Savings when using Heat Recovery and Ventilation Systems


As well as leading to a reduced carbon footprint, heat recovery systems can offer significant financial benefits. However, it is necessary to be cautious towards manufacturers’ claims about the energy saving potential of their products.

That said, the breakeven periods offered by heat recovery systems are more commercially viable than those associated with other renewable heat technologies, such as heat pumps and solar thermal.

The Carbon Trust estimate that a commercial/office heat exchanger system with an efficiency of 70% could save around 38% from a company’s or organisation’s gas bill, while the high efficiencies offered by rotary heat exchangers mean that you could expect a complete return on your investment after just two years.

In the case of boiler flue economisers, the energy bill savings mean that you could break even after four or five years (Source Carbon Trust, Heat Recovery: A guide to key systems and applications (August 2011), p. 16). One should also recall the potential for improving the lifespan of the boiler due to reduced thermal shock.

Those who install a MVHR system in a domestic property may save 25%-50% on energy bills due to the reduced heating demand, and these savings could pay back the initial investment within 5 years.
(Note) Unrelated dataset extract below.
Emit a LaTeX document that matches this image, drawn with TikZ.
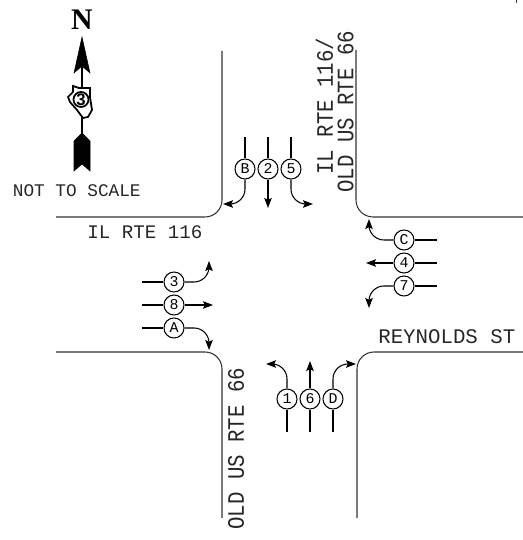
\documentclass[tikz,border=0pt]{standalone}
\usepackage{fontspec}
\setmonofont{Liberation Mono}
\newfontfamily\northfont{Liberation Serif}
\newfontfamily\districtfont{Liberation Sans}
\usetikzlibrary{arrows.meta}
\definecolor{roadline}{RGB}{50, 50, 50}

\begin{document}
\begin{tikzpicture}[
	>={Stealth[length=2mm, width=1.5mm, inset=0.35mm]},
	% Styles for the roads, the movements and the labels
	curbline/.style={draw=roadline, line width=0.6pt, rounded corners=0.34cm},
	mvtline/.style={draw=black, line width=0.6pt, rounded corners=0.3cm},
	phase/.style={circle, draw=black, line width=0.6pt, fill=white, minimum size=0.4cm, inner sep=0pt, font=\ttfamily\fontsize{8.5}{8.5}\selectfont},
	roadlabel/.style={font=\ttfamily\fontsize{11.8}{12}\selectfont, text=black!85, inner sep=0pt},
	sidelabel/.style={roadlabel, font=\ttfamily\fontsize{13.4}{14}\selectfont, rotate=90, xscale=0.88, transform shape, anchor=west},
	northpart/.style={fill=black, draw=black, line width=0.3pt}
	]
	\useasboundingbox (0,0) rectangle (10.46,10.8);
	
	% ==========================================
	% 1. NORTH ARROW
	% ==========================================
	\node[font=\northfont\bfseries\fontsize{17}{17}\selectfont, inner sep=0pt] (north) at (1.64, 10.4) {N};
	\draw[northpart] (1.64, 10.06) -- (1.8, 9.34) -- (1.64, 9.48) -- (1.48, 9.34) -- cycle;
	\draw[line width=0.9pt] (1.64, 9.48) -- (1.64, 7.9);
	% Outline of the state with the district number
	\draw[fill=white, line width=1pt] (1.46,9.08) -- (1.58,9.04) -- (1.8,9.04) -- (1.8,8.86) -- (1.84,8.6) -- (1.76,8.46) -- (1.66,8.44) -- (1.54,8.6) -- (1.4,8.76) -- (1.36,8.86) -- (1.46,8.96) -- cycle;
	\node[circle, draw, line width=1pt, minimum size=0.27cm, inner sep=0pt, font=\districtfont\bfseries\fontsize{9.5}{9.5}\selectfont] (district) at (1.62, 8.81) {3};
	\draw[northpart] (1.64, 8.14) -- (1.8, 7.98) -- (1.8, 7.38) -- (1.64, 7.52) -- (1.48, 7.38) -- (1.48, 7.98) -- cycle;
	\node[roadlabel, font=\ttfamily\fontsize{10.1}{11}\selectfont, anchor=west] (scale) at (0.25, 6.98) {NOT TO SCALE};
	
	% ==========================================
	% 2. CURB LINES
	% ==========================================
	\draw[curbline] (4.44, 9.78) -- (4.44, 6.46) -- (1.12, 6.46);
	\draw[curbline] (7.12, 9.8) -- (7.12, 6.46) -- (10.46, 6.46);
	\draw[curbline] (1.12, 3.76) -- (4.44, 3.76) -- (4.44, 0.44);
	\draw[curbline] (10.46, 3.76) -- (7.14, 3.76) -- (7.14, 0.44);
	% Small mark at the top edge
	\draw[roadline, line width=1pt] (10.33, 10.8) -- (10.33, 10.74);
	
	% Road names
	\node[roadlabel, font=\ttfamily\fontsize{10.9}{12}\selectfont, anchor=west] (ilrte) at (1.74, 6.16) {IL RTE 116};
	\node[roadlabel, anchor=west] (reynolds) at (7.56, 4.06) {REYNOLDS ST};
	\node[sidelabel] (ilrtenorth) at (6.49, 7.3) {IL RTE 116/};
	\node[sidelabel] (oldusnorth) at (6.91, 6.94) {OLD US RTE 66};
	\node[sidelabel] (oldussouth) at (4.72, 0.2) {OLD US RTE 66};
	
	% ==========================================
	% 3. SOUTHBOUND MOVEMENTS
	% ==========================================
	\node[phase] (B) at (4.9, 7.42) {B};
	\node[phase] (two) at (5.36, 7.42) {2};
	\node[phase] (five) at (5.82, 7.42) {5};
	\coordinate (tailB) at (4.9, 8.06);
	\coordinate (tailtwo) at (5.36, 8.06);
	\coordinate (tailfive) at (5.82, 8.06);
	\coordinate (tipB) at (4.46, 6.72);
	\coordinate (tiptwo) at (5.36, 6.64);
	\coordinate (tipfive) at (6.26, 6.72);
	\draw[mvtline] (tailB) -- (B);
	\draw[mvtline] (tailtwo) -- (two);
	\draw[mvtline] (tailfive) -- (five);
	\draw[mvtline, ->] (B) |- (tipB);
	\draw[mvtline, ->] (two) -- (tiptwo);
	\draw[mvtline, ->] (five) |- (tipfive);
	
	% ==========================================
	% 4. WESTBOUND MOVEMENTS
	% ==========================================
	\node[phase] (C) at (8.08, 6.0) {C};
	\node[phase] (four) at (8.08, 5.54) {4};
	\node[phase] (seven) at (8.08, 5.08) {7};
	\coordinate (tailC) at (8.74, 6.0);
	\coordinate (tailfour) at (8.74, 5.54);
	\coordinate (tailseven) at (8.74, 5.08);
	\coordinate (tipC) at (7.38, 6.42);
	\coordinate (tipfour) at (7.32, 5.54);
	\coordinate (tipseven) at (7.38, 4.64);
	\draw[mvtline] (tailC) -- (C);
	\draw[mvtline] (tailfour) -- (four);
	\draw[mvtline] (tailseven) -- (seven);
	\draw[mvtline, ->] (C) -| (tipC);
	\draw[mvtline, ->] (four) -- (tipfour);
	\draw[mvtline, ->] (seven) -| (tipseven);
	
	% ==========================================
	% 5. EASTBOUND MOVEMENTS
	% ==========================================
	\node[phase] (three) at (3.48, 5.16) {3};
	\node[phase] (eight) at (3.48, 4.7) {8};
	\node[phase] (A) at (3.48, 4.24) {A};
	\coordinate (tailthree) at (2.84, 5.16);
	\coordinate (taileight) at (2.84, 4.7);
	\coordinate (tailA) at (2.84, 4.24);
	\coordinate (tipthree) at (4.18, 5.58);
	\coordinate (tipeight) at (4.26, 4.7);
	\coordinate (tipA) at (4.18, 3.8);
	\draw[mvtline] (tailthree) -- (three);
	\draw[mvtline] (taileight) -- (eight);
	\draw[mvtline] (tailA) -- (A);
	\draw[mvtline, ->] (three) -| (tipthree);
	\draw[mvtline, ->] (eight) -- (tipeight);
	\draw[mvtline, ->] (A) -| (tipA);
	
	% ==========================================
	% 6. NORTHBOUND MOVEMENTS
	% ==========================================
	\node[phase] (one) at (5.74, 2.82) {1};
	\node[phase] (six) at (6.2, 2.82) {6};
	\node[phase] (D) at (6.66, 2.82) {D};
	\coordinate (tailone) at (5.74, 2.16);
	\coordinate (tailsix) at (6.2, 2.16);
	\coordinate (tailD) at (6.66, 2.16);
	\coordinate (tipone) at (5.32, 3.52);
	\coordinate (tipsix) at (6.2, 3.58);
	\coordinate (tipD) at (7.12, 3.52);
	\draw[mvtline] (tailone) -- (one);
	\draw[mvtline] (tailsix) -- (six);
	\draw[mvtline] (tailD) -- (D);
	\draw[mvtline, ->] (one) |- (tipone);
	\draw[mvtline, ->] (six) -- (tipsix);
	\draw[mvtline, ->] (D) |- (tipD);
	
\end{tikzpicture}
\end{document}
Once again, this depends on individual factors such as the general energy efficiency of the house (insulation, air tightness, etc.), as well as the installation quality and quality of components used.

One should also note that heat recovery and ventilation systems are powered by electricity, so they will cost a small amount to run (though this is a matter of pence per day and no more than £30 per year for domestic MVHR systems).

Given the fact that energy prices are rising exponentially, the savings offered by heat recovery systems will only become greater.